All the machinery is on the ground floor. The boiler room adjoins the dynamo room. The building is a two-story one, the upper story being divided into comfortable and well lighted apartments. These are occupied by the superintendent, W. F. Gossick. The dynamos are belted directly to the engines as shown. There are two No. 12 Edison hand regulating machines of 500 lights capacity each, and two of 250 lights capacity. The two larger machines are driven by a 100-horse power compound condensing Williams engine. A 60-horse power Ide engine furnishes power for the two 250 lighters. The switch board is located to the left of the dynamos as represented in the cut, and consequently is not shown. The switches, “bus bars,” and, in fact, all the conductors in the station are of bright polished copper. The whole system of conductors and switches is, of course, arranged so that any or all of the machines may be thrown on or off as desired. It may also be mentioned that the “pilot lamp” on each machine is inclosed in a delicately colored glass shade. The effect of these different colored lights in the evening is most pleasing. The oil from the engines is carried off by pipes to a reservoir beneath the floor. From the tank it is pumped into a filter, and in this way is used over and over again.
Steam is taken from two boilers. One is a 100-horse power tubular boiler made by the National Boiler Works, Chicago; the other is a 60-horse power boiler of the same type. The smaller boiler was made by Peter Devine, Chicago. A steam pressure of 70 is carried. The Jarvis furnace setting is used. Screenings are burned. The fuel is unloaded from the cars into the boiler room, the station being located alongside the tracks of the Chicago & Evanston Railroad.

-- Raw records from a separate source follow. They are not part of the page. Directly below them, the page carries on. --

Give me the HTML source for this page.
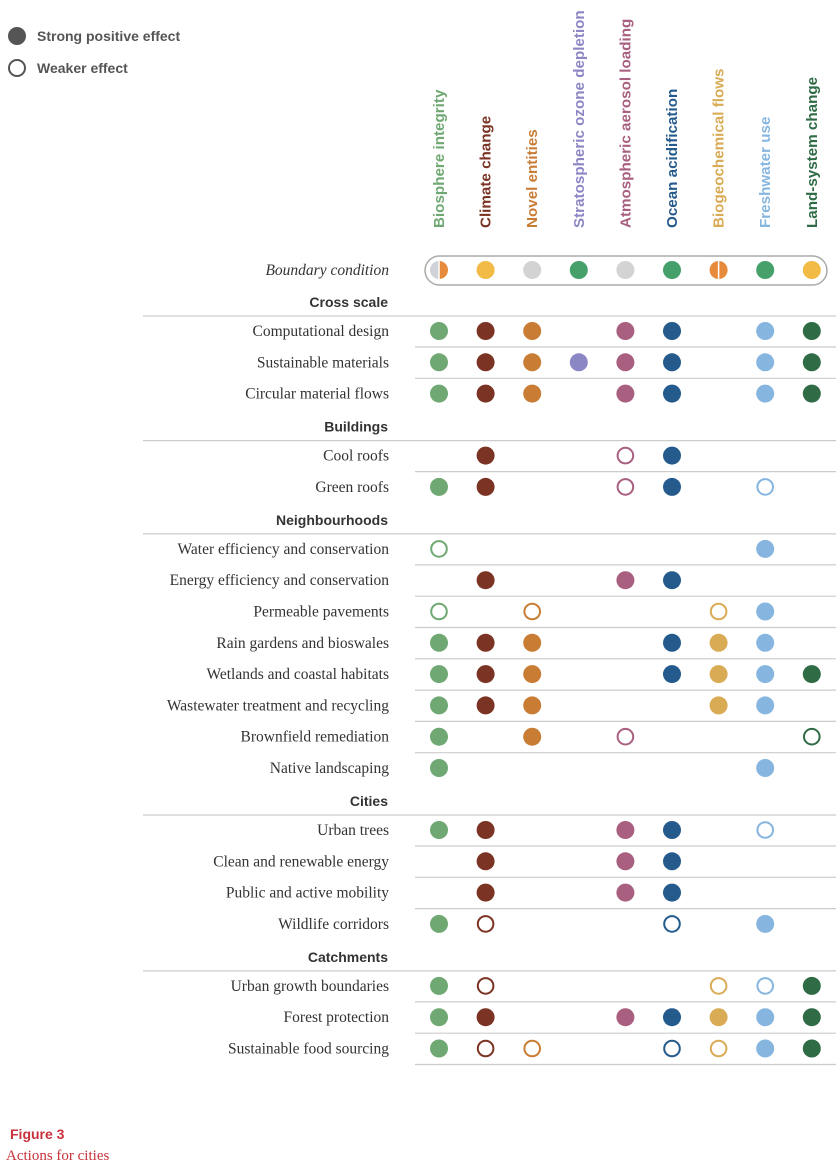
<!DOCTYPE html>
<html><head><meta charset="utf-8"><style>
body{margin:0;background:#fff;}
svg{display:block;}
.lab{font-family:"Liberation Serif",serif;font-size:15.5px;fill:#333;}
.sec{font-family:"Liberation Sans",sans-serif;font-size:14px;font-weight:bold;fill:#333;}
.hdr{font-family:"Liberation Sans",sans-serif;font-size:15.2px;font-weight:bold;}
</style></head><body>
<svg id="chart" width="840" height="1174" xmlns="http://www.w3.org/2000/svg">
<g>
<circle cx="17" cy="36" r="9" fill="#555"/>
<text x="37" y="41" class="sec" style="fill:#555">Strong positive effect</text>
<circle cx="17" cy="68" r="8" fill="none" stroke="#555" stroke-width="2"/>
<text x="37" y="73" class="sec" style="fill:#555">Weaker effect</text>
</g>
<g>
<text x="389" y="275" class="lab" text-anchor="end" font-style="italic">Boundary condition</text>
<rect x="425" y="256" width="402" height="29" rx="14.5" fill="none" stroke="#aaa" stroke-width="1.5"/>
</g>
<text x="10" y="1139" font-family="Liberation Sans,sans-serif" font-weight="bold" font-size="14" fill="#c8323c">Figure 3</text>
<text x="6" y="1160" font-family="Liberation Serif,serif" font-size="15" fill="#c8323c">Actions for cities</text>
</svg>
<script>
const columns=["Biosphere integrity","Climate change","Novel entities","Stratospheric ozone depletion","Atmospheric aerosol loading","Ocean acidification","Biogeochemical flows","Freshwater use","Land-system change"];
const colColors=["#6fa872","#7b3323","#c97d34","#8b86c4","#a85f80","#245b8c","#d9ab55","#86b6e0","#2f6b45"];
const boundary=["split-gray-orange","#f2bb45","#d3d3d3","#45a06a","#d3d3d3","#45a06a","split-orange","#45a06a","#f2bb45"];
const sections=["Cross scale","Buildings","Neighbourhoods","Cities","Catchments"];
const rowSection=[0,0,0,1,1,2,2,2,2,2,2,2,2,3,3,3,3,4,4,4];
const rowLabels=["Computational design","Sustainable materials","Circular material flows","Cool roofs","Green roofs","Water efficiency and conservation","Energy efficiency and conservation","Permeable pavements","Rain gardens and bioswales","Wetlands and coastal habitats","Wastewater treatment and recycling","Brownfield remediation","Native landscaping","Urban trees","Clean and renewable energy","Public and active mobility","Wildlife corridors","Urban growth boundaries","Forest protection","Sustainable food sourcing"];
const effects=["SSS.SS.SS","SSSSSS.SS","SSS.SS.SS",".S..WS...","SS..WS.W.","W......S.",".S..SS...","W.W...WS.","SSS..SSS.","SSS..SSSS","SSS...SS.","S.S.W...W","S......S.","SS..SS.W.",".S..SS...",".S..SS...","SW...W.S.","SW....WWS","SS..SSSSS","SWW..WWSS"];

const NS="http://www.w3.org/2000/svg";
const svg=document.getElementById('chart');
function xCol(i){return 439+i*46.6;}
function mk(tag,attrs){const e=document.createElementNS(NS,tag);for(const k in attrs)e.setAttribute(k,attrs[k]);svg.appendChild(e);return e;}
columns.forEach((c,i)=>{
  const t=mk('text',{x:0,y:0,class:'hdr',fill:colColors[i],transform:`translate(${xCol(i)+5},228) rotate(-90)`});
  
  
  t.textContent=c;
});
boundary.forEach((b,i)=>{
  const cx=xCol(i),cy=270,r=9;
  if(b.startsWith('split')){
    const left=b==='split-orange'?'#e68a3b':'#cfd3d8';
    const g=mk('g',{});
    
    
    const p1=document.createElementNS(NS,'path');p1.setAttribute('d',`M${cx},${cy-r} A${r},${r} 0 0 0 ${cx},${cy+r} Z`);p1.setAttribute('fill',left);g.appendChild(p1);
    const p2=document.createElementNS(NS,'path');p2.setAttribute('d',`M${cx},${cy-r} A${r},${r} 0 0 1 ${cx},${cy+r} Z`);p2.setAttribute('fill','#e68a3b');g.appendChild(p2);
    const l=document.createElementNS(NS,'line');l.setAttribute('x1',cx);l.setAttribute('x2',cx);l.setAttribute('y1',cy-r);l.setAttribute('y2',cy+r);l.setAttribute('stroke','#fff');l.setAttribute('stroke-width','1.5');g.appendChild(l);
  } else {
    const c=mk('circle',{cx:cx,cy:cy,r:r,fill:b});
    
    
  }
});
let y=269, prevSec=-1;
rowLabels.forEach((lab,ri)=>{
  const s=rowSection[ri];
  if(s!==prevSec){
    const hy=y+33;
    const st=mk('text',{x:388,y:hy+5,class:'sec','text-anchor':'end'});
    
    
    st.textContent=sections[s];
    const ln=mk('line',{x1:143,x2:836,y1:hy+14,y2:hy+14,stroke:'#ccc','stroke-width':1.2});
    
    
    y=hy+29; prevSec=s;
  } else y+=31.3;
  const t=mk('text',{x:389,y:y+5,class:'lab','text-anchor':'end'});
  
  
  t.textContent=lab;
  const nextSame=ri+1<rowLabels.length && rowSection[ri+1]===s;
  if(nextSame||ri===rowLabels.length-1){
    const ln=mk('line',{x1:415,x2:836,y1:y+16,y2:y+16,stroke:'#ccc','stroke-width':1.2});
    
    
  }
  effects[ri].split('').forEach((e,ci)=>{
    if(e==='S'){
      const c=mk('circle',{cx:xCol(ci),cy:y,r:9,fill:colColors[ci]});
      
      
    } else if(e==='W'){
      const c=mk('circle',{cx:xCol(ci),cy:y,r:7.8,fill:'none',stroke:colColors[ci],'stroke-width':2});
      
      
    }
  });
});
</script>
</body></html>
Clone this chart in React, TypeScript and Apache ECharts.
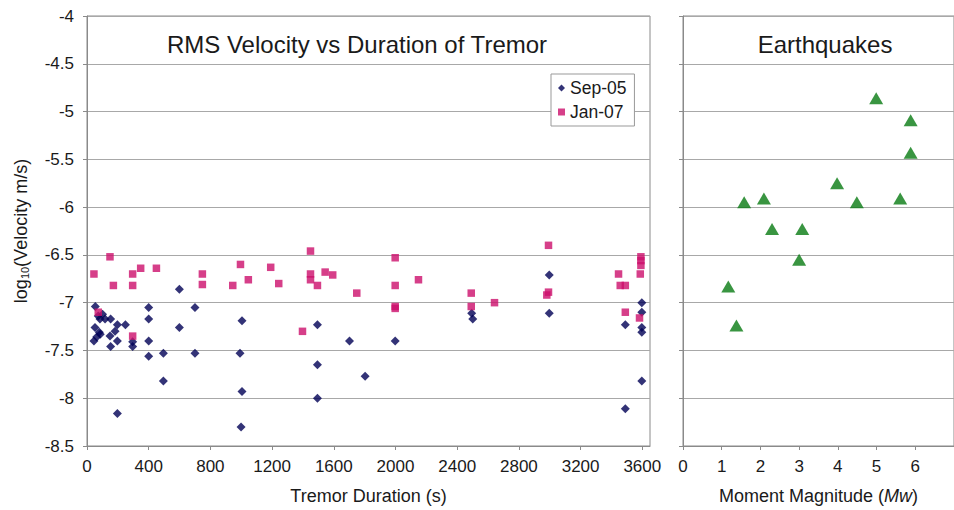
import React, { useEffect, useRef } from "react";
import * as echarts from "echarts";

const durationTicks = [0, 400, 800, 1200, 1600, 2000, 2400, 2800, 3200, 3600];
const magnitudeTicks = [0, 1, 2, 3, 4, 5, 6];

const sep05: [number, number][] = [
  [54, -7.04], [52, -7.26], [45, -7.4], [63, -7.36], [80, -7.31], [86, -7.33], [73, -7.14],
  [101, -7.12], [84, -7.17], [117, -7.17], [153, -7.17], [149, -7.35], [153, -7.46], [182, -7.3],
  [197, -7.23], [197, -7.4], [197, -8.16], [249, -7.23], [296, -7.41], [296, -7.46],
  [400, -7.05], [400, -7.17], [400, -7.4], [400, -7.56], [495, -7.53], [495, -7.82],
  [599, -6.86], [599, -7.26], [700, -7.05], [700, -7.53], [1005, -7.19], [992, -7.53],
  [1005, -7.93], [999, -8.3], [1494, -7.23], [1494, -7.65], [1494, -8.0], [1702, -7.4],
  [1803, -7.77], [1998, -7.4], [2494, -7.11], [2501, -7.17], [2997, -6.71], [2997, -7.11],
  [3490, -7.23], [3490, -8.11], [3597, -7.0], [3597, -7.1], [3597, -7.26], [3597, -7.31],
  [3597, -7.82],
];

const jan07: [number, number][] = [
  [45, -6.7], [149, -6.52], [171, -6.82], [73, -7.1], [296, -6.7], [296, -6.82], [348, -6.64],
  [450, -6.64], [296, -7.35], [748, -6.7], [748, -6.81], [945, -6.82], [995, -6.6],
  [1046, -6.76], [1191, -6.63], [1243, -6.8], [1397, -7.3], [1449, -6.46], [1449, -6.7],
  [1449, -6.76], [1494, -6.82], [1544, -6.68], [1593, -6.71], [1749, -6.9], [1998, -6.53],
  [1998, -6.82], [1998, -7.04], [1998, -7.06], [2149, -6.76], [2491, -6.9], [2491, -7.04],
  [2642, -7.0], [2992, -6.4], [2992, -6.89], [2981, -6.92], [3446, -6.7], [3457, -6.82],
  [3490, -6.82], [3490, -7.1], [3591, -6.52], [3591, -6.56], [3591, -6.61], [3587, -6.7],
  [3582, -7.16],
];

const earthquakes: [number, number][] = [
  [4.99, -4.86], [5.88, -5.09], [5.88, -5.43], [3.98, -5.75], [1.58, -5.95], [2.09, -5.91],
  [4.49, -5.95], [5.61, -5.91], [2.3, -6.23], [3.08, -6.23], [3.0, -6.55], [1.17, -6.83],
  [1.38, -7.24],
];

const FONT = "'Liberation Sans', Arial, sans-serif";
const AXIS = "#8a8a8a";
const GRIDC = "#a8a8a8";
const TXT = "#1a1a1a";

export default function App() {
  const ref = useRef<HTMLDivElement>(null);
  useEffect(() => {
    document.body.style.margin = "0";
    if (!ref.current) return;
    const chart = echarts.init(ref.current, undefined, { renderer: "svg" });
    const yAxisBase = {
      type: "value",
      min: -8.5,
      max: -4,
      interval: 0.5,
      axisLine: { show: true, lineStyle: { color: AXIS } },
      axisTick: { show: true, length: 4, lineStyle: { color: AXIS } },
      splitLine: { show: true, lineStyle: { color: GRIDC, width: 1 } },
    };
    chart.setOption({
      animation: false,
      backgroundColor: "#ffffff",
      textStyle: { fontFamily: FONT },
      title: [
        {
          text: "RMS Velocity vs Duration of Tremor",
          left: 352,
          top: 27,
          textAlign: "center",
          textStyle: { fontFamily: FONT, fontSize: 24, fontWeight: "normal", color: TXT },
        },
        {
          text: "Earthquakes",
          left: 820,
          top: 27,
          textAlign: "center",
          textStyle: { fontFamily: FONT, fontSize: 24, fontWeight: "normal", color: TXT },
        },
      ],
      legend: {
        data: [
          { name: "Sep-05", icon: "diamond" },
          { name: "Jan-07", icon: "rect" },
        ],
        orient: "vertical",
        left: 551,
        top: 74,
        padding: [5, 8, 5, 7],
        itemGap: 6,
        itemWidth: 7,
        itemHeight: 7,
        backgroundColor: "#ffffff",
        borderColor: "#999999",
        borderWidth: 1,
        textStyle: { fontFamily: FONT, fontSize: 17.5, color: TXT, padding: [0, 0, 0, 0] },
      },
      grid: [
        { left: 87, top: 16, width: 563, height: 431, show: true, borderColor: AXIS, borderWidth: 1, backgroundColor: "transparent" },
        { left: 683, top: 16, width: 277, height: 431, show: true, borderColor: AXIS, borderWidth: 1, backgroundColor: "transparent" },
      ],
      xAxis: [
        {
          type: "value",
          gridIndex: 0,
          min: 0,
          max: 3650,
          interval: 400,
          name: "Tremor Duration (s)",
          nameLocation: "middle",
          nameGap: 41,
          nameTextStyle: { fontFamily: FONT, fontSize: 18, color: TXT },
          axisLine: { show: true, onZero: false, lineStyle: { color: AXIS } },
          axisTick: { show: true, length: 4, customValues: durationTicks, lineStyle: { color: AXIS } },
          axisLabel: {
            customValues: durationTicks,
            formatter: (v: number) => String(v),
            fontFamily: FONT,
            fontSize: 17,
            color: TXT,
            margin: 12,
          },
          splitLine: { show: false },
        },
        {
          type: "value",
          gridIndex: 1,
          min: 0,
          max: 7,
          interval: 1,
          name: "{a|Moment Magnitude (}{b|Mw}{a|)}",
          nameLocation: "middle",
          nameGap: 41,
          nameTextStyle: {
            fontFamily: FONT,
            fontSize: 18,
            color: TXT,
            rich: {
              a: { fontFamily: FONT, fontSize: 18, color: TXT },
              b: { fontFamily: FONT, fontSize: 18, color: TXT, fontStyle: "italic" },
            },
          },
          axisLine: { show: true, onZero: false, lineStyle: { color: AXIS } },
          axisTick: { show: true, length: 4, customValues: magnitudeTicks, lineStyle: { color: AXIS } },
          axisLabel: {
            customValues: magnitudeTicks,
            formatter: (v: number) => String(v),
            fontFamily: FONT,
            fontSize: 17,
            color: TXT,
            margin: 12,
          },
          splitLine: { show: false },
        },
      ],
      yAxis: [
        {
          ...yAxisBase,
          gridIndex: 0,
          name: "{a|log}{b|10}{a|(Velocity m/s)}",
          nameLocation: "middle",
          nameGap: 57,
          nameTextStyle: {
            fontFamily: FONT,
            fontSize: 18,
            color: TXT,
            rich: {
              a: { fontFamily: FONT, fontSize: 18, color: TXT },
              b: { fontFamily: FONT, fontSize: 11, color: TXT, verticalAlign: "bottom", padding: [7, 0, 0, 0] },
            },
          },
          axisLabel: { fontFamily: FONT, fontSize: 17, color: TXT, margin: 13 },
        },
        {
          ...yAxisBase,
          gridIndex: 1,
          axisLabel: { show: false },
        },
      ],
      series: [
        {
          name: "Sep-05",
          type: "scatter",
          xAxisIndex: 0,
          yAxisIndex: 0,
          data: sep05,
          symbol: "diamond",
          symbolSize: 9,
          itemStyle: { color: "#000055" },
          z: 2,
        },
        {
          name: "Jan-07",
          type: "scatter",
          xAxisIndex: 0,
          yAxisIndex: 0,
          data: jan07,
          symbol: "rect",
          symbolSize: 7.5,
          itemStyle: { color: "#cc0f6b" },
          z: 3,
        },
        {
          name: "Earthquakes",
          type: "scatter",
          xAxisIndex: 1,
          yAxisIndex: 1,
          data: earthquakes,
          symbol: "triangle",
          symbolSize: [14, 12],
          itemStyle: { color: "#077a12" },
          z: 2,
        },
      ],
    });
    return () => chart.dispose();
  }, []);
  return <div ref={ref} style={{ width: 954, height: 510 }} />;
}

Water for condensing purposes is obtained from nine “drive wells” and one “open” well. The “drive” wells consist merely of two inch pipe driven from six to eight feet into the sandy soil. From this depth surface water is drawn by a Dean combination pump and condenser. The water from the condenser is discharged after use, into an open ground at the back of the station. As sufficient water could not be obtained from nine “drive” wells, an “open” well fourteen feet in diameter and fourteen feet deep was built. The water supply is now ample.
Wiring has been finished for 1,500 lamps. Thirty-two candle power lamps are used in the streets, and are hung over the center. Sixteen candle power lamps are used in the residences. The plant runs from dusk in the evening until dawn. The electrical work in connection with the station was all done under the supervision of E. C. Noe for Leonard & Izard.